Run hard out there...

Tuesday, July 8, 2008

Back at it

Over four weeks after the OD 100, I am finally back to 90% running ability. After a weekend of about 20 miles in three runs, I went out for a 10 mile trail run this evening, and despite some PF in my right foot, had a really good time. We got caught in a pretty severe thunder storm, but we felt protected in by the trees, and I really enjoyed the downpour. I'm about to snuggle up with an ice bag on the foot (I'd rather be snuggling with my wife, but she does little to diminish the swelling in my foot, and after 15 years of marriage, foot massages are hard to come by), watch Le Tour stage 4 time trial, and enjoy the satisfaction of knowing that 50 mile weeks are just around the corner. I hope.

Run hard out there...

Wednesday, July 2, 2008

Grindstone Training

Sophie is organizing some training runs for the 2008 Grindstone 100 Miler. Let me know if you need contact information for her, or better yet, post a comment to her blog.

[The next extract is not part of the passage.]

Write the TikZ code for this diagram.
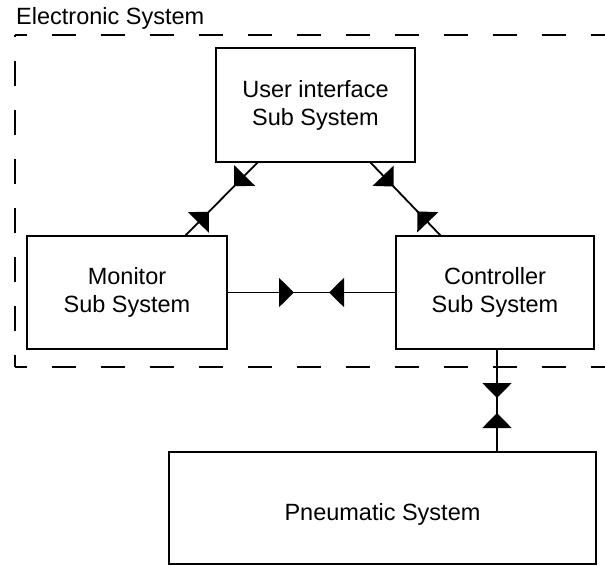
\documentclass[tikz,border=0pt]{standalone}
\usepackage{fontspec}
\setmainfont{Liberation Sans}
\usetikzlibrary{arrows.meta,decorations.markings}
\tikzset{
  Tri/.tip={Triangle[length=15pt,width=29pt]},
  box/.style={draw, line width=1.8pt, inner sep=0pt, outer sep=0pt, align=center, font=\fontsize{23.5}{28}\selectfont},
  conn/.style={line width=1.8pt},
  dsh/.style={line width=2pt, dash pattern=on 24.5pt off 24.5pt, dash phase=12.5pt},
  bi/.style 2 args={conn, postaction={decorate}, decoration={markings,
      mark=at position #1 with {\arrow{Tri}},
      mark=at position #2 with {\arrowreversed{Tri}}}}
}
\begin{document}
\begin{tikzpicture}[x=1pt,y=-1pt]
\useasboundingbox (0,0) rectangle (605,565);
% title and dashed frame
\node[anchor=base west, inner sep=0pt, font=\fontsize{23.5}{28}\selectfont] (title) at (16,24) {Electronic System};
\draw[dsh] (15,35) -- (605,35);
\draw[dsh] (15,367) -- (15,35);
\draw[dsh] (15,367) -- (605,367);
% boxes
\node[box, minimum width=199pt, minimum height=114pt] (ui) at (315.5,105) {User interface\\Sub System};
\node[box, minimum width=200pt, minimum height=113pt] (mon) at (127,292.5) {Monitor\\Sub System};
\node[box, minimum width=198pt, minimum height=113pt] (ctl) at (495,292.5) {Controller\\Sub System};
\node[box, minimum width=427pt, minimum height=112pt, text height=24pt, text depth=0pt] (pn) at (382.5,508) {Pneumatic System};
% connectors
\draw[bi={34pt}{-34pt}] ([xshift=-57.5pt]ui.south) -- ([xshift=58pt]mon.north);
\draw[bi={34pt}{-34pt}] ([xshift=54.5pt]ui.south) -- ([xshift=-54pt]ctl.north);
\draw[bi={67pt}{-67pt}] (mon.east) -- (ctl.west);
\draw[bi={49pt}{-39pt}] ([xshift=2pt]ctl.south) -- ([xshift=2pt]ctl.south |- pn.north);
\end{tikzpicture}
\end{document}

Also be sure to follow along as she blogs her training for this beast of an event.

July 12, meet at noon for run from Elliott's Knob to Rte 250. We will figure out cars, etc. as it approaches. Should be fairly easy to do so. Total run, 24 miles or so.

Saturday July 19 Trayfoot Loop in SNP (near C'Ville) 21 miles, 4,000+ feet of climb.

Sunday July 20, TWOT loop, 25 miles, 8,000 feet of climb.

Saturday Aug 2, repeats of Elliotts Knob. I want to run as many as I can in three hours.

Sat/Sun Aug 9, 10 Horton is planning a Gstone training run (I think).

Sat Aug 16 Dennis is directing JET 50 (Jerkemtight 50 mile) on the original Gstone course (south of Rte 250).

Labor Day weekend Aug 30, 31...
Sat. run from TWOT parking to Grindstone turn-around and back (30 miles).
Sunday run a loop of TWOT (25 miles).

September 13 or 14: Priest/Three Ridges (24 miles).